As others have already mentioned, the Sanders campaign didn't have the steady, produced feel of the Clinton campaign because real people were involved at the local level, not seasoned PR professionals. And the whole "disorganized" smear? Let's turn to that revolutionary haven, The New York Times, for a completely biased explanation of its origin:

Released Emails Suggest the D.N.C. Derid…

Then, there's this: "The Sanders diehards always emphasized revolution and righteousness, which made a lot of people familiar with their history books (cf. the Reign of Terror in France, Cuba after 1960, the Iran after 1979, Egypt after Arab Spring, etc., etc.) skeptical."

That is probably the most ignorant sentence I've ever read on this blog. I doubt that we'll be gifted with anything so beautiful, but I nonetheless await Frizzelle's attempt - hell, anyone's attempt - to draw together that roulette of disparate events in a cogent critique of the Sanders campaign.

25
Frizzelle is being totally fair and honest. I mean, The Clinton Foundation is going through a bunch of criticism. We can't distract by looking at Trump's Foundation...so let's look at the birth pangs of a Sanders PAC and try to disrupt any further liberal notions the far left might still have.
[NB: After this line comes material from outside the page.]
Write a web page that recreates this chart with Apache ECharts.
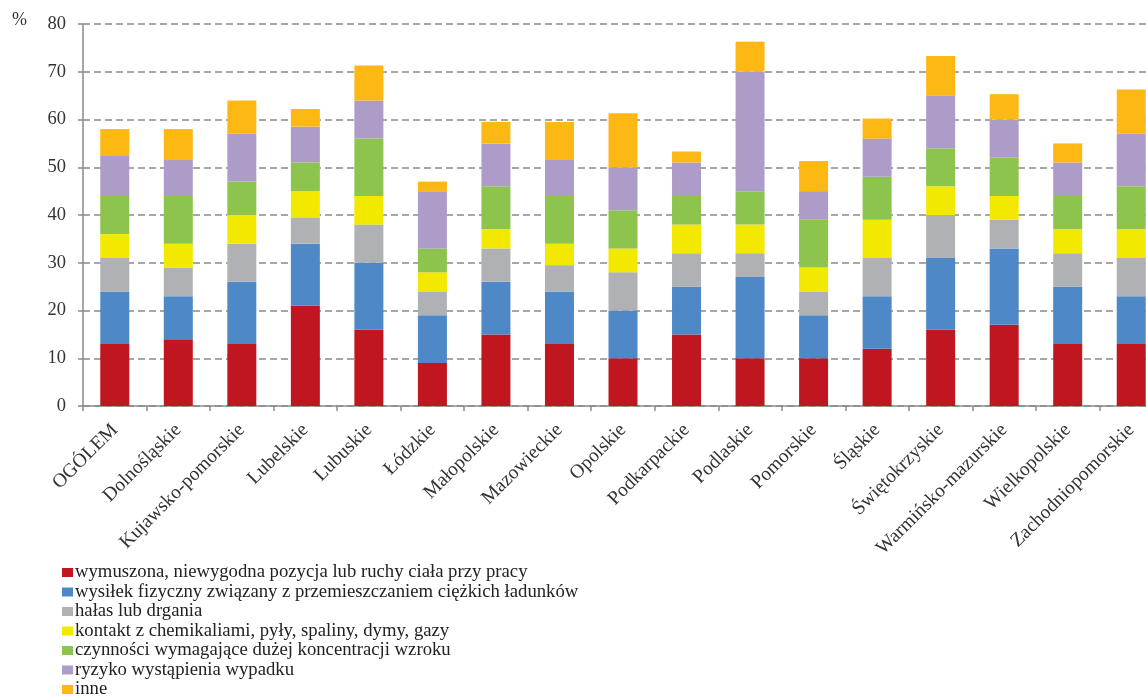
<!DOCTYPE html>
<html>
<head>
<meta charset="utf-8">
<script src="https://cdn.jsdelivr.net/npm/echarts@6/dist/echarts.min.js"></script>
<style>html,body{margin:0;padding:0;background:#fff}#c{width:1146px;height:698px}</style>
</head>
<body>
<div id="c"></div>
<script>
const categories = ["OGÓLEM","Dolnośląskie","Kujawsko-pomorskie","Lubelskie","Lubuskie","Łódzkie","Małopolskie","Mazowieckie","Opolskie","Podkarpackie","Podlaskie","Pomorskie","Śląskie","Świętokrzyskie","Warmińsko-mazurskie","Wielkopolskie","Zachodniopomorskie"];
const seriesNames = ["wymuszona, niewygodna pozycja lub ruchy ciała przy pracy","wysiłek fizyczny związany z przemieszczaniem ciężkich ładunków","hałas lub drgania","kontakt z chemikaliami, pyły, spaliny, dymy, gazy","czynności wymagające dużej koncentracji wzroku","ryzyko wystąpienia wypadku","inne"];
const pozycja     = [13, 14, 13, 21, 16,  9, 15, 13, 10, 15, 10, 10, 12, 16, 17, 13, 13];
const wysilek     = [11,  9, 13, 13, 14, 10, 11, 11, 10, 10, 17,  9, 11, 15, 16, 12, 10];
const halas       = [ 7,  6,  8, 5.5, 8,  5,  7, 5.5, 8,  7,  5,  5,  8,  9,  6,  7,  8];
const chemikalia  = [ 5,  5,  6, 5.5, 6,  4,  4, 4.5, 5,  6,  6,  5,  8,  6,  5,  5,  6];
const wzrok       = [ 8, 10,  7,  6, 12,  5,  9, 10,  8,  6,  7, 10,  9,  8,  8,  7,  9];
const wypadek     = [8.5, 7.5, 10, 7.5, 8, 12, 9, 7.5, 9, 7, 25,  6,  8, 11,  8,  7, 11];
const inne        = [5.5, 6.5, 7, 3.7, 7.3, 2, 4.5, 8, 11.3, 2.3, 6.3, 6.3, 4.2, 8.3, 5.3, 4, 9.3];
const yTicks = [0,10,20,30,40,50,60,70,80];

const colors = ["#C0161F","#4F88C6","#AFB1B4","#F3E800","#8DC44E","#AE9CC8","#FDB813"];
const dataArrays = [pozycja, wysilek, halas, chemikalia, wzrok, wypadek, inne];
const serif = '"Liberation Serif","DejaVu Serif",serif';

const chart = echarts.init(document.getElementById('c'), null, {renderer:'canvas'});
chart.setOption({
  animation:false,
  backgroundColor:'#fff',
  color: colors,
  textStyle:{fontFamily:serif},
  grid:{left:83, width:1080, top:24, height:382, containLabel:false, outerBoundsMode:'none'},
  graphic:[{type:'text', left:12, top:11, style:{text:'%', font:'18px "Liberation Serif", serif', fill:'#333'}}],
  legend:{
    orient:'vertical', left:62, top:563, height:300, padding:0,
    itemWidth:11, itemHeight:9, itemGap:0.5,
    icon:'rect',
    textStyle:{fontSize:18.7, lineHeight:18, color:'#222', fontFamily:serif, padding:[0,0,0,-3]},
    data: seriesNames
  },
  xAxis:{
    type:'category', data:categories,
    axisLine:{lineStyle:{color:'#8a8a8a', width:1.5}},
    axisTick:{show:true, length:5, lineStyle:{color:'#8a8a8a', width:1.5}},
    axisLabel:{rotate:45, fontSize:19.5, color:'#333', margin:21, interval:0, fontFamily:serif}
  },
  yAxis:{
    type:'value', min:yTicks[0], max:yTicks[yTicks.length-1], interval:10,
    axisLine:{show:true, lineStyle:{color:'#8a8a8a', width:1.5}},
    axisTick:{show:true, length:5, inside:false, lineStyle:{color:'#8a8a8a', width:1.5}},
    axisLabel:{fontSize:18.5, color:'#333', margin:17, fontFamily:serif},
    splitLine:{show:true, lineStyle:{color:'#8a8a8a', width:1.5, type:[7,4]}}
  },
  series: seriesNames.map((n,i)=>({
    name:n, type:'bar', stack:'total', barWidth:29,
    itemStyle:{color:colors[i]},
    data:dataArrays[i]
  }))
});
</script>
</body>
</html>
This will surely get them to ignore The Clinton Foundation and line up behind the conservative Queen, right?
26
dwight: Do you have any idea how childish that comment is? If the non-Bernies say mean things you'll try to make sure the Republicans keep control of congress and prevent any progress at all? That's progressive? And you wonder why the adults who are actually trying to accomplish something are rolling our eyes at people like you? Like parents do when their kid threatens to hold their breath until they pass out if the don't get what they want. And we take your rediculous threat just about as seriously as they do.
27
@13 - no, that's not what I said. Why did you lie about that? It's clear you don't have any scruples. The polling showed overwhelming that young women preferred Sanders much more than Clinton. What's so hard for you to understand about that?
28
@26 - nice job of avoiding the question! Perhaps neoliberals like yourself, that don't care at all about working Americans, could wake up to the fact that most people are hurting in this country. Electing Clinton isn't going to make things better if she continues kissing up to Wall Street instead of fighting for economic justice. If you think Trump is bad in 2016, see what they come up with in 2020, as corporate D's keep ignoring the distress of all but the wealthy Americans.
29
@27 "overwhelmingly," apologies.
30
@25: If you want to try and hoke up a scandal out of the Clinton Foundation, you can go ahead and do that yourself.
What exactly is it with mooks on the internet and their trembling outrage that [MEDIA OUTLET] isn't publishing the hit pieces they demand to see?
31
None of this matters now, and you won't hear a word about "our revolution" after the election. Bernie will be back to being a Senator for life. (Actually, he is already.)
32
Ebenezer: I'm a working class guy who lives in Ballard. And frankly, I'm fed up with self righteous twits like you telling me that some Che wanna be buffoon like Sanders, who's been delivering the same warmed over college senior paper clap trap for half a century, while sitting on his rumpled faux wobbly chic ass, collecting a fat government paycheck and not doing one fucking thing to make it happen, other than basking in the adoration of nitwits like you, is my savior. What a joke. Good riddance, Bernie. Enjoy your lakeside (four bedroom) 'cabin'. Those of us who actually work for a living won't miss your pompous and laughably sophomoric schtick one damn bit. "Get off my lawn!" And take the rest of the smug and righteous dipshits you drug along with you while you're at it. They, and you, are wasting our time.
33
The "Bernie Bros" meme is bullshit and a creation of the Clinton campaign. Look back to the primaries and see the high percentage of women under 35 supported Sanders. The writer of this post is either lazy or knowingly spouting Clinton propaganda.